The lead author finds that the provisions of Crim. R. 11(C)(2) were arguably complied with in that appellant was informed of the maximum sentence which might be imposed for aggravated burglary. On such premise, it would appear that this court accepts "a ritualistic incantation of an admonishment which is not constitutionally guaranteed" as substantial compliance with the rule.

In my view, we must consider Crim. R. 11(C)(2) in light of the purpose for which it was adopted, that is, to establish procedural safeguards to assure and facilitate an accurate determination of the voluntariness of a defendant's plea of guilty in a felony case. State v. Scott (1974), 40 Ohio App.2d 139 [69 O.O.2d 152].

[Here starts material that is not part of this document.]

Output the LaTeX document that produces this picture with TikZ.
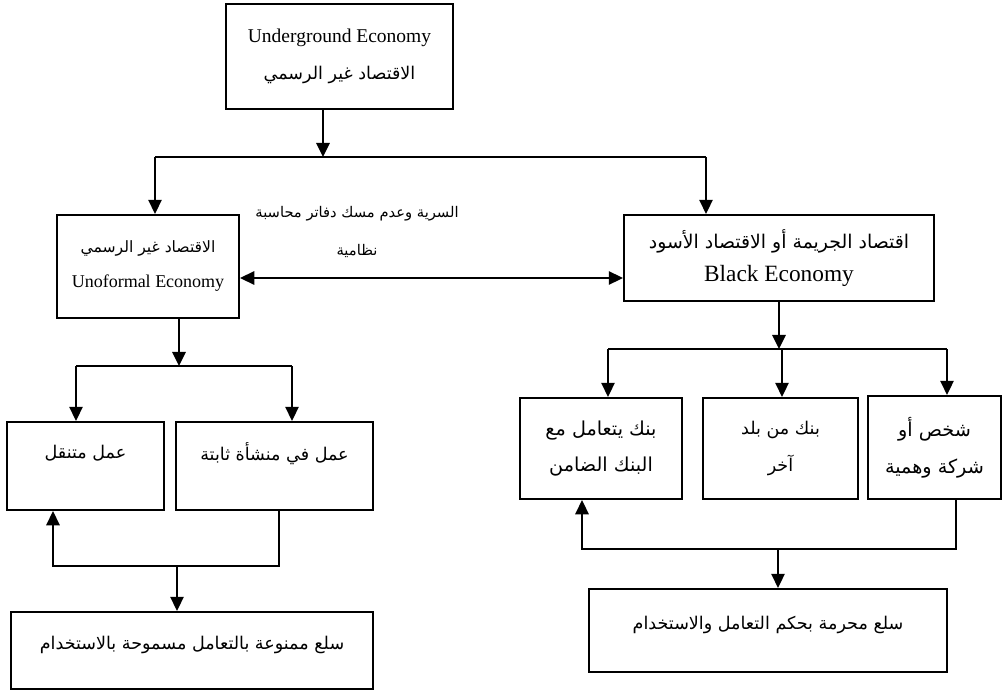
\documentclass[tikz,border=0pt]{standalone}
\usepackage{fontspec}
\setmainfont{Liberation Serif}
\newfontfamily\arabicfont[Script=Arabic,Scale=0.9]{DejaVu Sans}
\TeXXeTstate=1
\newcommand{\artext}[1]{{\arabicfont\beginR #1\endR}}
\usetikzlibrary{arrows.meta}

\begin{document}
\begin{tikzpicture}[x=0.6pt, y=-0.6pt, line width=1.3pt, font=\fontsize{11.7}{22}\selectfont,
	box/.style 2 args = {draw, align=center, inner sep=0pt, minimum width=#1*0.6pt, minimum height=#2*0.6pt},
	lifted/.style = {text depth=#1},
	>={Triangle[length=8.5pt, width=8pt]}]
\useasboundingbox (0,0) rectangle (1003,693);
\node[box={227}{105}]                   (under)   at (339.5,56.5) {Underground Economy\\\artext{الاقتصاد غير الرسمي}};
\node[box={182}{103}, font=\fontsize{10.4}{21}\selectfont]
                                        (informal) at (148,266.5) {\artext{الاقتصاد غير الرسمي}\\{\fontsize{10.8}{21}\selectfont Unoformal Economy}};
\node[box={310}{86}, font=\fontsize{12.6}{20}\selectfont]
                                        (black)   at (779,258)    {\artext{اقتصاد الجريمة أو الاقتصاد الأسود}\\{\fontsize{14}{20}\selectfont Black Economy}};
\node[align=center, font=\fontsize{9.8}{23}\selectfont]
                                        (secret)  at (357,232)    {\artext{السرية وعدم مسك دفاتر محاسبة}\\\artext{نظامية}};
\node[box={157}{88}, lifted=17pt]       (mobile)  at (85.5,466)   {\artext{عمل متنقل}};
\node[box={197}{88}, lifted=17pt]       (fixed)   at (274.5,466)  {\artext{عمل في منشأة ثابتة}};
\node[box={362}{77}, lifted=9.5pt]      (goodsE)  at (192,650.5)  {\artext{سلع ممنوعة بالتعامل مسموحة بالاستخدام}};
\node[box={162}{101}, font=\fontsize{12.8}{22}\selectfont]
                                        (bankA)   at (601,448.5)  {\artext{بنك يتعامل مع}\\\artext{البنك الضامن}};
\node[box={155}{101}]                   (bankB)   at (780.5,448.5) {\artext{بنك من بلد}\\\artext{آخر}};
\node[box={133}{103}, font=\fontsize{12.8}{22}\selectfont]
                                        (shell)   at (934.5,447.5) {\artext{شخص أو}\\\artext{شركة وهمية}};
\node[box={358}{83}, lifted=9.5pt]      (goodsD)  at (768,630.5)  {\artext{سلع محرمة بحكم التعامل والاستخدام}};
\coordinate (j1) at (323,157);
\coordinate (l1) at (155,157);
\coordinate (r1) at (706,157);
\coordinate (mid) at (430,278);
\coordinate (j2) at (179,366);
\coordinate (l2) at (76,366);
\coordinate (r2) at (292,366);
\coordinate (j3) at (177,566);
\coordinate (l3) at (53,566);
\coordinate (r3) at (279,566);
\coordinate (j4) at (782,349);
\coordinate (l4) at (608,349);
\coordinate (r4) at (947,349);
\coordinate (j5) at (778,549);
\coordinate (l5) at (582,549);
\coordinate (r5) at (956,549);

\draw[->] (j1 |- under.south) -- (j1);
\draw (l1) -- (r1);
\draw[->] (l1) -- (l1 |- informal.north);
\draw[->] (r1) -- (r1 |- black.north);
\draw[<->] (mid -| informal.east) -- (mid -| black.west);
\draw[->] (j2 |- informal.south) -- (j2);
\draw (l2) -- (r2);
\draw[->] (l2) -- (l2 |- mobile.north);
\draw[->] (r2) -- (r2 |- fixed.north);
\draw[->] (r3 |- fixed.south) -- (r3) -- (l3) -- (l3 |- mobile.south);
\draw[->] (j3) -- (j3 |- goodsE.north);
\draw[->] (black.south) -- (black.south |- j4);
\draw (l4) -- (r4);
\draw[->] (l4) -- (l4 |- bankA.north);
\draw[->] (j4) -- (j4 |- bankB.north);
\draw[->] (r4) -- (r4 |- shell.north);
\draw[->] (r5 |- shell.south) -- (r5) -- (l5) -- (l5 |- bankA.south);
\draw[->] (j5) -- (j5 |- goodsD.north);
\end{tikzpicture}
\end{document}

The separate concurring opinion herein accepts this court's judgment, but rejects the authority upon which it is founded. I find State v. Stewart (1977), 51 Ohio St.2d 86 [5 O.O.3d 52], readily distinguishable from this cause. Additionally it not only judicially revokes the written rule as stated in the concurring opinion but abrogates the purpose of the rule, which is to enable the court to determine fully the defendant's understanding of the consequences of his guilty plea.

The majority has found that rule only requires that the defendant be advised *36 as to the maximum sentence which could be imposed on the charge to which he is to plead. I conclude that in this cause the imposition of a sentence consecutively to the prior sentence is mandated by the legislature and must be considered as part of the maximum sentence resulting from a guilty plea to the initial charge. Without such knowledge, a pleading defendant could hardly grasp the consequences of his plea as required by the rule.

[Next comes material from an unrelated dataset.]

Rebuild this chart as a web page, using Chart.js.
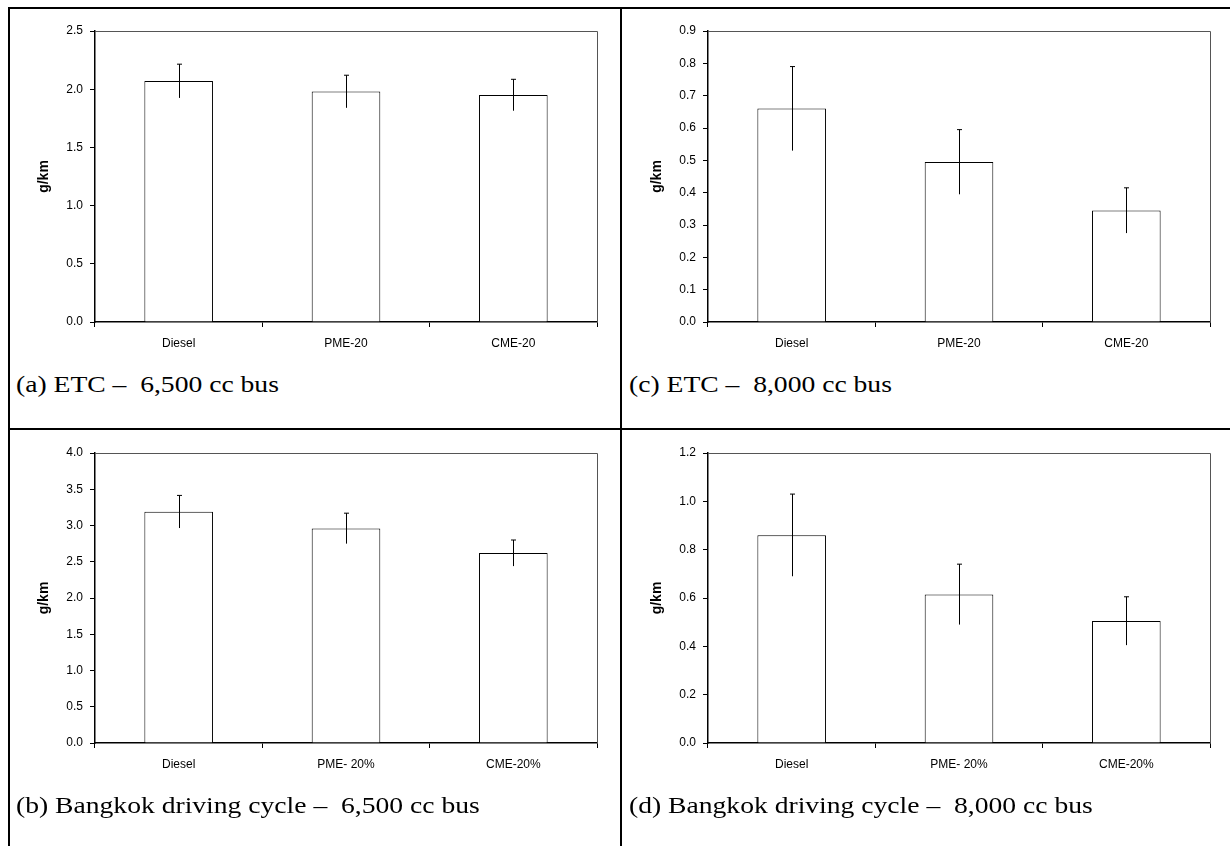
<!DOCTYPE html>
<html>
<head>
<meta charset="utf-8">
<script src="https://cdn.jsdelivr.net/npm/chart.js@4/dist/chart.umd.min.js"></script>
<style>
  body { margin: 0; background: #fff; }
  #page { position: relative; width: 1230px; height: 846px; overflow: hidden; }
  canvas { position: absolute; }
  .line { position: absolute; background: #000; }
  .caption { position: absolute; font-family: "Liberation Serif", "Times New Roman", serif; font-size: 24px; color: #000; white-space: pre; line-height: 28px; transform: scaleX(1.15); transform-origin: left center; }
</style>
</head>
<body>
<div id="page">
  <div class="line" style="left:8px; top:7px; width:1222px; height:2px;"></div>
  <div class="line" style="left:8px; top:428px; width:1222px; height:2px;"></div>
  <div class="line" style="left:8px; top:7px; width:2px; height:839px;"></div>
  <div class="line" style="left:620px; top:7px; width:2px; height:839px;"></div>

  <canvas id="etc6500" width="600" height="370" style="left:10px; top:0px;"></canvas>
  <canvas id="etc8000" width="600" height="370" style="left:623px; top:0px;"></canvas>
  <canvas id="bkk6500" width="600" height="370" style="left:10px; top:422px;"></canvas>
  <canvas id="bkk8000" width="600" height="370" style="left:623px; top:422px;"></canvas>

  <div class="caption" style="left:16px; top:370px;">(a) ETC –  6,500 cc bus</div>
  <div class="caption" style="left:629px; top:370px;">(c) ETC –  8,000 cc bus</div>
  <div class="caption" style="left:16px; top:791px;">(b) Bangkok driving cycle –  6,500 cc bus</div>
  <div class="caption" style="left:629px; top:791px;">(d) Bangkok driving cycle –  8,000 cc bus</div>
</div>

<script>
// DATA

const etcLabels = ["Diesel", "PME-20", "CME-20"];
const bkkLabels = ["Diesel", "PME- 20%", "CME-20%"];

// (a) ETC - 6,500 cc bus
const etc6500Values = [2.07, 1.98, 1.95];
const etc6500Errors = [0.145, 0.14, 0.135];

// (c) ETC - 8,000 cc bus
const etc8000Values = [0.66, 0.495, 0.345];
const etc8000Errors = [0.13, 0.10, 0.07];

// (b) Bangkok driving cycle - 6,500 cc bus
const bkk6500Values = [3.19, 2.96, 2.62];
const bkk6500Errors = [0.225, 0.21, 0.18];

// (d) Bangkok driving cycle - 8,000 cc bus
const bkk8000Values = [0.86, 0.615, 0.505];
const bkk8000Errors = [0.17, 0.125, 0.10];

// y axis ranges [max, step]
const etc6500Axis = [2.5, 0.5];
const etc8000Axis = [0.9, 0.1];
const bkk6500Axis = [4.0, 0.5];
const bkk8000Axis = [1.2, 0.2];


// PLUGINS

// error bars: vertical line with a cap on top only
const errorBars = {
    id: 'errorBars',
    afterDatasetsDraw(chart, args, opts) {
        const ctx = chart.ctx;
        const yScale = chart.scales.y;
        const meta = chart.getDatasetMeta(0);
        const values = chart.data.datasets[0].data;
        ctx.save();
        ctx.strokeStyle = '#000';
        ctx.lineWidth = 1;
        meta.data.forEach((bar, i) => {
            const x = Math.round(bar.x) + 0.5;
            const top = yScale.getPixelForValue(values[i] + opts.errors[i]);
            const bottom = yScale.getPixelForValue(values[i] - opts.errors[i]);
            ctx.beginPath();
            ctx.moveTo(x, top);
            ctx.lineTo(x, bottom);
            ctx.moveTo(x - 2.5, top);
            ctx.lineTo(x + 2.5, top);
            ctx.stroke();
        });
        ctx.restore();
    }
};

// top and right edge of the plot box
const plotFrame = {
    id: 'plotFrame',
    beforeDatasetsDraw(chart) {
        const ctx = chart.ctx;
        const a = chart.chartArea;
        ctx.save();
        ctx.strokeStyle = '#555';
        ctx.lineWidth = 1;
        ctx.beginPath();
        ctx.moveTo(a.left, Math.round(a.top) + 0.5);
        ctx.lineTo(Math.round(a.right) + 0.5, Math.round(a.top) + 0.5);
        ctx.lineTo(Math.round(a.right) + 0.5, a.bottom);
        ctx.stroke();
        ctx.restore();
    }
};


// CHART BUILDER

const tickFont = { family: "'Liberation Sans', Arial, sans-serif", size: 12 };

function makeBarChart(canvasId, labels, values, errors, axis, xHeight) {
    return new Chart(document.getElementById(canvasId), {
        type: 'bar',
        data: {
            labels: labels,
            datasets: [{
                data: values,
                backgroundColor: '#fff',
                borderColor: '#000',
                borderWidth: 1,
                barPercentage: 0.41,
                categoryPercentage: 1.0
            }]
        },
        options: {
            responsive: false,
            animation: false,
            layout: { padding: { left: 22, right: 13, top: 31, bottom: 0 } },
            plugins: {
                legend: { display: false },
                tooltip: { enabled: false },
                errorBars: { errors: errors }
            },
            scales: {
                x: {
                    grid: { display: true, drawOnChartArea: false, drawTicks: true, tickLength: 5, color: '#000', offset: true },
                    border: { display: true, color: '#000', width: 1.5 },
                    ticks: { color: '#000', font: tickFont, padding: 9, maxRotation: 0 },
                    afterFit: (scale) => { scale.height = xHeight; }
                },
                y: {
                    min: 0,
                    max: axis[0],
                    grid: { display: true, drawOnChartArea: false, drawTicks: true, tickLength: 5, color: '#000' },
                    border: { display: true, color: '#000', width: 1.5 },
                    ticks: {
                        stepSize: axis[1],
                        color: '#000',
                        font: tickFont,
                        padding: 7,
                        callback: (v) => Number(v).toFixed(1)
                    },
                    title: {
                        display: true,
                        text: 'g/km',
                        color: '#000',
                        font: { family: "'Liberation Sans', Arial, sans-serif", size: 14, weight: 'bold' },
                        padding: { top: 4, bottom: 0 }
                    },
                    afterFit: (scale) => { scale.width = 63; }
                }
            }
        },
        plugins: [plotFrame, errorBars]
    });
}

const etc6500Chart = makeBarChart('etc6500', etcLabels, etc6500Values, etc6500Errors, etc6500Axis, 48);
const etc8000Chart = makeBarChart('etc8000', etcLabels, etc8000Values, etc8000Errors, etc8000Axis, 48);
const bkk6500Chart = makeBarChart('bkk6500', bkkLabels, bkk6500Values, bkk6500Errors, bkk6500Axis, 49);
const bkk8000Chart = makeBarChart('bkk8000', bkkLabels, bkk8000Values, bkk8000Errors, bkk8000Axis, 49);
</script>
</body>
</html>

This precise issue was considered in State v. Ricks (1977),53 Ohio App.2d 244 [7 O.O.3d 299]. The syllabus by the court is as follows:

"1. Before accepting a plea of guilty, the trial court must inquire and determine that the defendant understands the maximum penalty involved. As part of this process the defendant must be informed whether he is eligible for consecutive or concurrent sentences. Crim. R. 11(C)(2)(a).

"2. Where the defendant is a probationer, parolee, or escapee when he commits a felony, R.C. 2929.41(B)(3) mandates that a new sentence must be served consecutively to the sentence previously imposed. The new sentence is not properly imposed on a plea of guilty when the defendant does not understand that it must be served consecutively to his former sentence."

When my brothers readily distinguish Ricks, supra, the concurring opinion recognizes the prejudice to the defendant if his plea is entered with a mistaken belief as to the consequences of such plea. Unless the purpose for the adoption of Crim. R. 11(C) is to be abandoned, then this cause should be certified as being in direct conflict with Ricks, supra.

Accordingly, I dissent from the majority's judgment and failure to certify this cause.